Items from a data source
* Start *

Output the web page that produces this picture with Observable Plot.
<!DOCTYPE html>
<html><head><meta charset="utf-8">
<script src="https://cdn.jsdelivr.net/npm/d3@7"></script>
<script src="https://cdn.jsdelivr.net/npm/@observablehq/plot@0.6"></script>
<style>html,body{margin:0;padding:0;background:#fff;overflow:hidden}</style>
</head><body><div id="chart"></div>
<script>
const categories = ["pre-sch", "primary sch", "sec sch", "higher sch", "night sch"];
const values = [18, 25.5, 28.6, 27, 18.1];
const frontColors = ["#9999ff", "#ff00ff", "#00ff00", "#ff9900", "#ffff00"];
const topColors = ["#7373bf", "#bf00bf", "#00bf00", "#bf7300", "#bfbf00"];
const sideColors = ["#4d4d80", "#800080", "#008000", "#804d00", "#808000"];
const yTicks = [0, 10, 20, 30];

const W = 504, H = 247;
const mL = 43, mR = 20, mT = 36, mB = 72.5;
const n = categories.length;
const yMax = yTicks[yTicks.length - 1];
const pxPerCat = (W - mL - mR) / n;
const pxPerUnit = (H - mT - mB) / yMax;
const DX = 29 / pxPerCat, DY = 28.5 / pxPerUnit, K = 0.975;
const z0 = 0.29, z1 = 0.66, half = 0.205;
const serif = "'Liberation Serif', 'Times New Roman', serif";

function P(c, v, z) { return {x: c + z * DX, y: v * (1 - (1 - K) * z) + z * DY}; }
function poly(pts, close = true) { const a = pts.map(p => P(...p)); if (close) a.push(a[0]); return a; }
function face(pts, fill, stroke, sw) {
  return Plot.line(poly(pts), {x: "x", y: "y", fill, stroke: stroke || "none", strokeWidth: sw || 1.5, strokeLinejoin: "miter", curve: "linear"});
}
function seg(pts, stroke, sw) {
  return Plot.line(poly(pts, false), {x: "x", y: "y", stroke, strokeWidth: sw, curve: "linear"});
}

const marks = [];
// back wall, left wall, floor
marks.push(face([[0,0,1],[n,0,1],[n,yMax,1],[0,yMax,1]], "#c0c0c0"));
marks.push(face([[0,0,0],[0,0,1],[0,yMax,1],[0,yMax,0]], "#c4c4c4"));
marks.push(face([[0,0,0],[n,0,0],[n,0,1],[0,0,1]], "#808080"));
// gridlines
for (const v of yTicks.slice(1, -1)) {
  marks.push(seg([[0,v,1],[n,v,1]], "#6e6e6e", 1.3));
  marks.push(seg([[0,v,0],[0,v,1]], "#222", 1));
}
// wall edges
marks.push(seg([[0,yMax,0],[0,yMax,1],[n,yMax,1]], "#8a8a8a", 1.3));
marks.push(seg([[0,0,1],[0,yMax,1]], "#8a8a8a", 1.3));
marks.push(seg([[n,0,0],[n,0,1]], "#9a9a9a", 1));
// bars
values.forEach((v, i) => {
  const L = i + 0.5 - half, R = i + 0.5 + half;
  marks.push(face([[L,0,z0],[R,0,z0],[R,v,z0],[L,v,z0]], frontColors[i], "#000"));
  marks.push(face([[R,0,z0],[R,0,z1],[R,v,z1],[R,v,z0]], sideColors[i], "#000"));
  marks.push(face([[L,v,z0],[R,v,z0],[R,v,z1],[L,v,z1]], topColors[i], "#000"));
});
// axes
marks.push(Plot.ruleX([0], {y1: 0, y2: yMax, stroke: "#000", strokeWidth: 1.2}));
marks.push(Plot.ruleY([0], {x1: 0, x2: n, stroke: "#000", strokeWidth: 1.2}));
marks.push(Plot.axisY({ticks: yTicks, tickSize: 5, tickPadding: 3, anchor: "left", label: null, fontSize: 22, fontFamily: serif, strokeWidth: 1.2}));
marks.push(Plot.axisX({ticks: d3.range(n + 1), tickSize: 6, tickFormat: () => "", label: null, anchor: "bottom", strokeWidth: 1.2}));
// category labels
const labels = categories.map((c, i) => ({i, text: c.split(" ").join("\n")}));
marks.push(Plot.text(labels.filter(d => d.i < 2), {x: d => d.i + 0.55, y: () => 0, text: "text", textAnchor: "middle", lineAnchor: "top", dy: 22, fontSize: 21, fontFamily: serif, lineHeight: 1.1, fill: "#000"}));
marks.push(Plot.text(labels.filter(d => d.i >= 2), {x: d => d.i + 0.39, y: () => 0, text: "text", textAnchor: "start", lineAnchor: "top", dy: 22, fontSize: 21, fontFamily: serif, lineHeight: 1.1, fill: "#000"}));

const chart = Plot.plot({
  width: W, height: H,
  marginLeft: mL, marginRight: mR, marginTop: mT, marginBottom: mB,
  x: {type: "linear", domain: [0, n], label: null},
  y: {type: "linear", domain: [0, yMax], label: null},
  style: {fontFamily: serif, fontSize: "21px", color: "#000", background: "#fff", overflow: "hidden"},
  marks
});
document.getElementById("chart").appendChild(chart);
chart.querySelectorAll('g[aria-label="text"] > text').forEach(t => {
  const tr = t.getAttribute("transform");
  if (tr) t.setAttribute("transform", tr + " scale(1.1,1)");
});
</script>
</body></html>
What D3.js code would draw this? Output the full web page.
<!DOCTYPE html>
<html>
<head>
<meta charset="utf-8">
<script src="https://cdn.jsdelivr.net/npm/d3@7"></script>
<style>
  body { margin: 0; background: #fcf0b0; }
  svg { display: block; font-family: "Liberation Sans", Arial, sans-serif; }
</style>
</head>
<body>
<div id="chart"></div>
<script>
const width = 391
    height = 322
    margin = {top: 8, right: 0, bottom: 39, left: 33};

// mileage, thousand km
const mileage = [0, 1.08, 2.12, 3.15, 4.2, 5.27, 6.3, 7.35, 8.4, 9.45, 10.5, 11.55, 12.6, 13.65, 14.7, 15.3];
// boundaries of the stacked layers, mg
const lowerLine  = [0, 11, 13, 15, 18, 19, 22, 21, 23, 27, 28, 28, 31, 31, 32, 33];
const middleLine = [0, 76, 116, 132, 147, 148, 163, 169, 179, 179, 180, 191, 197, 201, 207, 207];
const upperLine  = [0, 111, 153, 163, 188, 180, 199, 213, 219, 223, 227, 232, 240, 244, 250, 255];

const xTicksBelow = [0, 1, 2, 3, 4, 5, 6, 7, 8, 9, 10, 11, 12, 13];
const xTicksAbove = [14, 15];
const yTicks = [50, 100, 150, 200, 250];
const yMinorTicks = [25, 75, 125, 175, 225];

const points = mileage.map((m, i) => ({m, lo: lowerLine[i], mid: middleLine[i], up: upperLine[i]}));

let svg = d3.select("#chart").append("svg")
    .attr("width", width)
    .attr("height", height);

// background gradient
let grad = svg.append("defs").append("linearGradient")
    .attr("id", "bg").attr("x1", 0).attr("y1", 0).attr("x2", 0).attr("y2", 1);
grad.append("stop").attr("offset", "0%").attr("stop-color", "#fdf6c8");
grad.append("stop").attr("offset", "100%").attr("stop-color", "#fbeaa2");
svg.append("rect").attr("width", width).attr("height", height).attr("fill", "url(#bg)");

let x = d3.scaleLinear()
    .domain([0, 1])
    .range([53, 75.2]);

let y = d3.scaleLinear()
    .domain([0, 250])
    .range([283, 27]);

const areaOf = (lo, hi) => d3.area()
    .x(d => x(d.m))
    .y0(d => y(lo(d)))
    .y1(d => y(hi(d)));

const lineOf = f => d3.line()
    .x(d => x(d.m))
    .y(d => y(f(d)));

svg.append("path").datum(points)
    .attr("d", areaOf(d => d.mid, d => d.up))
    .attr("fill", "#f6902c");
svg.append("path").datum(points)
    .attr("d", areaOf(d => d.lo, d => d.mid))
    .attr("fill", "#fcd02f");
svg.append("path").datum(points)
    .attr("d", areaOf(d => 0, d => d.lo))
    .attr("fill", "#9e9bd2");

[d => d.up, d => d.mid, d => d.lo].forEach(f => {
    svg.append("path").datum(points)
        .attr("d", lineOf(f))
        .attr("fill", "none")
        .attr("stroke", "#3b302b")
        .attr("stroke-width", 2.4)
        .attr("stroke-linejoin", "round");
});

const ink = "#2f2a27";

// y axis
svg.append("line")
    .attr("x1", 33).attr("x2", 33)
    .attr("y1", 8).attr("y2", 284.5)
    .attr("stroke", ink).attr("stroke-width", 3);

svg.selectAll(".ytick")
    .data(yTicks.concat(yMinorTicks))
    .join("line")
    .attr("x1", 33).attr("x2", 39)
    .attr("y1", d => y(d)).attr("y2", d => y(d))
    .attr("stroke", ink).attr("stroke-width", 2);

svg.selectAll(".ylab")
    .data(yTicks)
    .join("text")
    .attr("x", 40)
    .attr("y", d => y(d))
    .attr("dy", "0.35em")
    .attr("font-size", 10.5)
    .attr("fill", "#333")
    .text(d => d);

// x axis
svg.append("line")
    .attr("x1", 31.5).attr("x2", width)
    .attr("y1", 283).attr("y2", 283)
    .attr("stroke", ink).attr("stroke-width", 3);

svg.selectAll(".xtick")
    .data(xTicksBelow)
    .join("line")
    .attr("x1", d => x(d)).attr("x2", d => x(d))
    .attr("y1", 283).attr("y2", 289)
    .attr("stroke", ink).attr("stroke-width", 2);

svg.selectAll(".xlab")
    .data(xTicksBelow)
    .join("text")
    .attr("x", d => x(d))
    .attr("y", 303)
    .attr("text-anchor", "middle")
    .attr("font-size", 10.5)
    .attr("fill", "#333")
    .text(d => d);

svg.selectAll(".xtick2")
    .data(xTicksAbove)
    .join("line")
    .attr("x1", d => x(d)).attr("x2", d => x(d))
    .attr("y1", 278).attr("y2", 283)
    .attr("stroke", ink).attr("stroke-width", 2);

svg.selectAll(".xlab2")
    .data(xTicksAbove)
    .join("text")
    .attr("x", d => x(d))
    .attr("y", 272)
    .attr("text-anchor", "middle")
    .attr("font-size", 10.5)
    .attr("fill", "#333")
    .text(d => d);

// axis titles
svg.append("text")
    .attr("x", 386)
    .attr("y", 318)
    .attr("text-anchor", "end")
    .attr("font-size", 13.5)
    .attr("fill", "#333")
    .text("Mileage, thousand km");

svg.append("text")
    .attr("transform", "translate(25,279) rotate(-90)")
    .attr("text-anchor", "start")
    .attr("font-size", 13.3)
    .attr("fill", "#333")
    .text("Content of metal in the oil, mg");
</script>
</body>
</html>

* End *
* Start *

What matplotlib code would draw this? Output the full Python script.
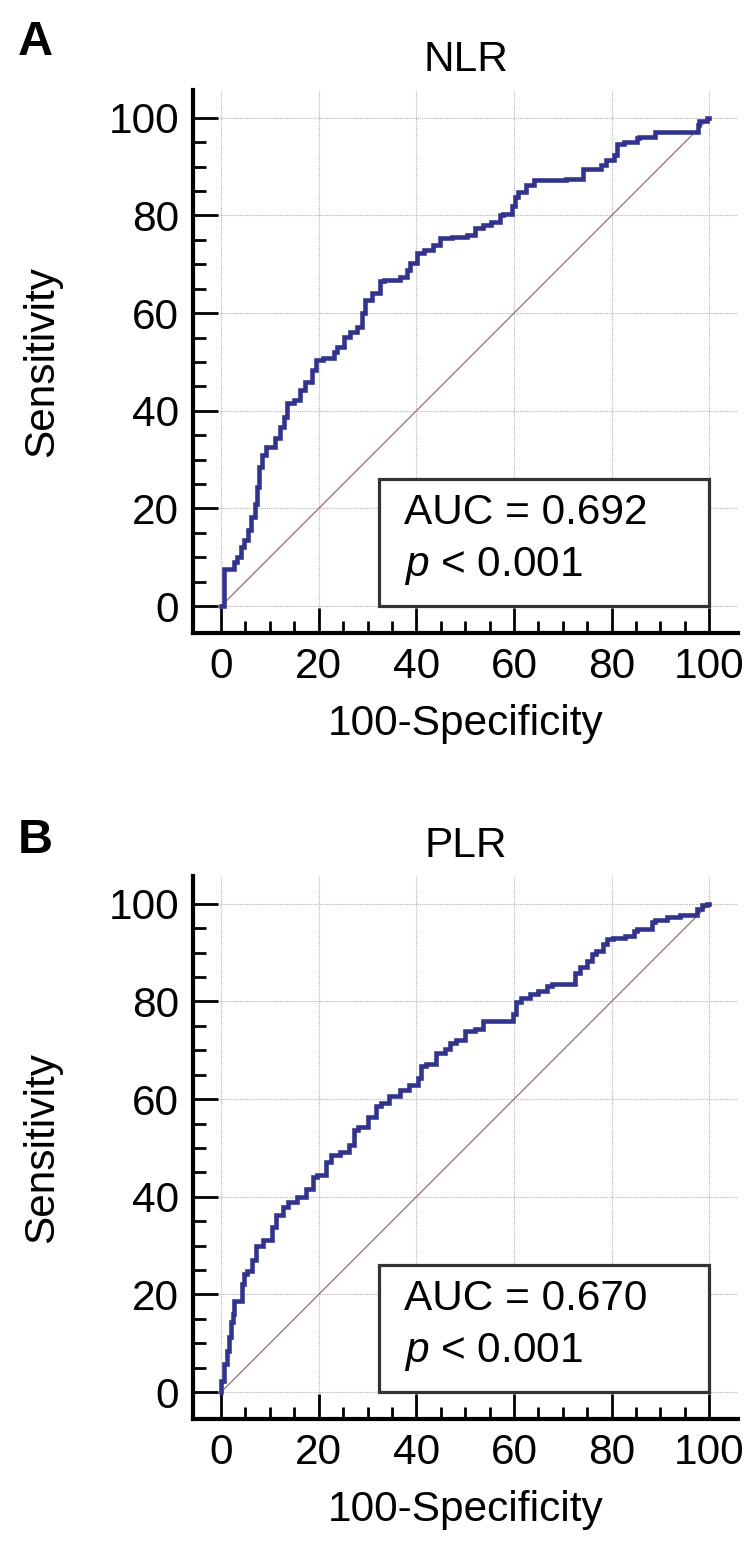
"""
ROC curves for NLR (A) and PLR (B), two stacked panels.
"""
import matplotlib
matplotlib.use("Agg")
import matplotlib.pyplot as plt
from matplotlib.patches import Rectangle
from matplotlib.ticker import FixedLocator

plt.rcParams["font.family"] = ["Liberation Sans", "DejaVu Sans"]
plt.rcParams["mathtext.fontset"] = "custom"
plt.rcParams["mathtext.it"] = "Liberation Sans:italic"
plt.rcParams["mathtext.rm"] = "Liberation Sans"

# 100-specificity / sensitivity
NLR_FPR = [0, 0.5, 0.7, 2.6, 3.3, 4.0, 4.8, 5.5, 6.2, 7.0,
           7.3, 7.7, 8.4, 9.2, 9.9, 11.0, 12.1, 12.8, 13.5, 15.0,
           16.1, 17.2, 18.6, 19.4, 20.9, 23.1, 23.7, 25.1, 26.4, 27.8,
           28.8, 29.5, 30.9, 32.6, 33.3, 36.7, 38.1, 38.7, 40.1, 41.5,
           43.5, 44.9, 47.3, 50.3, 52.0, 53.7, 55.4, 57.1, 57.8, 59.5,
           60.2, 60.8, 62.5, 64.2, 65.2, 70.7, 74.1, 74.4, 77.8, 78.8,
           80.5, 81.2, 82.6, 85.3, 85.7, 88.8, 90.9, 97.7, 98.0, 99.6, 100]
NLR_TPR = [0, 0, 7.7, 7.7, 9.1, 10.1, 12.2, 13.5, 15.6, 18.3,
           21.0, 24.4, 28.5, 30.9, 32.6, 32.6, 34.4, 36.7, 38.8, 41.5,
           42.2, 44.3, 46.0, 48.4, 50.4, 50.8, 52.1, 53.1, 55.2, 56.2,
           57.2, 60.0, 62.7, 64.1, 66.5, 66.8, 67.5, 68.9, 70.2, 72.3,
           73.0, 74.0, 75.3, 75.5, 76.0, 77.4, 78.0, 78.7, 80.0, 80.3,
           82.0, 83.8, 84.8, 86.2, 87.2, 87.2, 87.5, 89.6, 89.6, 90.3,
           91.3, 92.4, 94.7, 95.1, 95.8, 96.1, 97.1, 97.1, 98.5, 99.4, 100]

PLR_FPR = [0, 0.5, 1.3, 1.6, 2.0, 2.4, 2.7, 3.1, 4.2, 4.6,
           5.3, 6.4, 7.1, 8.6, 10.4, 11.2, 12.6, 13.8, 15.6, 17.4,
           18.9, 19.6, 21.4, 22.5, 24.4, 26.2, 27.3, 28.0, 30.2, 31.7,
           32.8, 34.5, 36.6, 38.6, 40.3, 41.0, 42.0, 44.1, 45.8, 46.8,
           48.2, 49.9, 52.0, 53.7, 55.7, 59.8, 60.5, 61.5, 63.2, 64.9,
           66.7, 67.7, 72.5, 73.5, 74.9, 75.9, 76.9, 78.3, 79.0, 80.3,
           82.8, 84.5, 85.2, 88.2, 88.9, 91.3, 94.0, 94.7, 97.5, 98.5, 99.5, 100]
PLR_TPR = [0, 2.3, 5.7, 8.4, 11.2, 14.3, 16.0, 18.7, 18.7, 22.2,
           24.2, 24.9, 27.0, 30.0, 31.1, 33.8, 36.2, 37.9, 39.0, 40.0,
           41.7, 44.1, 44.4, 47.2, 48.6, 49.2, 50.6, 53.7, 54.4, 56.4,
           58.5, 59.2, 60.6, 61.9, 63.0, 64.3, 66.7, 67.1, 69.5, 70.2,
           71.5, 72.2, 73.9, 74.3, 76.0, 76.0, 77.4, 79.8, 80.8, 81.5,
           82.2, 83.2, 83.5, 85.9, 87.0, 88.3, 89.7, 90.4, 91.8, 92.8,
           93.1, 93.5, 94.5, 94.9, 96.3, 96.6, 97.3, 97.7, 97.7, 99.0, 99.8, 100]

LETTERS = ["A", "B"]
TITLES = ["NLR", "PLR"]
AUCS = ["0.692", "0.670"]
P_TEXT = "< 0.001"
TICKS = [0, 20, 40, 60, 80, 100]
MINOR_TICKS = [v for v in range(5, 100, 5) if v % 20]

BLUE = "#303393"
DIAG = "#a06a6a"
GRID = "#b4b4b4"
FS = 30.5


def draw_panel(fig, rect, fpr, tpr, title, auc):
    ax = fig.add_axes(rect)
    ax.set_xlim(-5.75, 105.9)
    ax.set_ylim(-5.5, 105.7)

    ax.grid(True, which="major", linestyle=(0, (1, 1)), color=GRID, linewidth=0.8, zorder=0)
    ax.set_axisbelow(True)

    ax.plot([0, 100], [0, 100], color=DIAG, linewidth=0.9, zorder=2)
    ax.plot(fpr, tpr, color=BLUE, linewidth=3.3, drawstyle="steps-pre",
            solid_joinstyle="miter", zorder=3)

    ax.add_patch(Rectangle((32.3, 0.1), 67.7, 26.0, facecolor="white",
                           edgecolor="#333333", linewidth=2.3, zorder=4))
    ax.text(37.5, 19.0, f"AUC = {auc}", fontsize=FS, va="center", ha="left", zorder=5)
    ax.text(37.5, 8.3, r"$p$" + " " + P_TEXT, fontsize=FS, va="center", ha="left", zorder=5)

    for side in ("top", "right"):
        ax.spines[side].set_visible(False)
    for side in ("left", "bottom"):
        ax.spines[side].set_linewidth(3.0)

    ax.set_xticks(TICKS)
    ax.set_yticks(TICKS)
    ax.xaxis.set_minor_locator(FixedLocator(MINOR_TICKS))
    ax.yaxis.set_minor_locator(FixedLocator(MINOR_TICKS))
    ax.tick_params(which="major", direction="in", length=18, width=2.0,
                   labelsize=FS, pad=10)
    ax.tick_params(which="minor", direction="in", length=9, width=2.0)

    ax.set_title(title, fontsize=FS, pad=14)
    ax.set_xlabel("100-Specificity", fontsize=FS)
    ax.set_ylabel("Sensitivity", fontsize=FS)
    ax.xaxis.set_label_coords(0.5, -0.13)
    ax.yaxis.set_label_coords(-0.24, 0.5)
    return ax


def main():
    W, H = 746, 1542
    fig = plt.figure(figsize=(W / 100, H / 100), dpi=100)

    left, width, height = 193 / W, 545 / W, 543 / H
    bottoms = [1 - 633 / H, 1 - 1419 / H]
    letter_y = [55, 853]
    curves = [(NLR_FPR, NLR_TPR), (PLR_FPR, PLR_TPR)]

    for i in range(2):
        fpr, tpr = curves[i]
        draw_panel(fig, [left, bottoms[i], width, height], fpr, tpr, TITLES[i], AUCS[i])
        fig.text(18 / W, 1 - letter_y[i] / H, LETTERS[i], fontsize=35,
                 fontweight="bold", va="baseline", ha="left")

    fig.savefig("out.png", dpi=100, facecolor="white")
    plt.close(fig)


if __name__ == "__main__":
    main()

* End *

▶ _Job_
Taking the records above, retype every line from the one with "What D3.js code" down to the one with "const yMinorTicks = [25, 75, 125, 175, 225];", exactly and with nothing else.

▶ _Exercise result_
What D3.js code would draw this? Output the full web page.
<!DOCTYPE html>
<html>
<head>
<meta charset="utf-8">
<script src="https://cdn.jsdelivr.net/npm/d3@7"></script>
<style>
  body { margin: 0; background: #fcf0b0; }
  svg { display: block; font-family: "Liberation Sans", Arial, sans-serif; }
</style>
</head>
<body>
<div id="chart"></div>
<script>
const width = 391
    height = 322
    margin = {top: 8, right: 0, bottom: 39, left: 33};

// mileage, thousand km
const mileage = [0, 1.08, 2.12, 3.15, 4.2, 5.27, 6.3, 7.35, 8.4, 9.45, 10.5, 11.55, 12.6, 13.65, 14.7, 15.3];
// boundaries of the stacked layers, mg
const lowerLine  = [0, 11, 13, 15, 18, 19, 22, 21, 23, 27, 28, 28, 31, 31, 32, 33];
const middleLine = [0, 76, 116, 132, 147, 148, 163, 169, 179, 179, 180, 191, 197, 201, 207, 207];
const upperLine  = [0, 111, 153, 163, 188, 180, 199, 213, 219, 223, 227, 232, 240, 244, 250, 255];

const xTicksBelow = [0, 1, 2, 3, 4, 5, 6, 7, 8, 9, 10, 11, 12, 13];
const xTicksAbove = [14, 15];
const yTicks = [50, 100, 150, 200, 250];
const yMinorTicks = [25, 75, 125, 175, 225];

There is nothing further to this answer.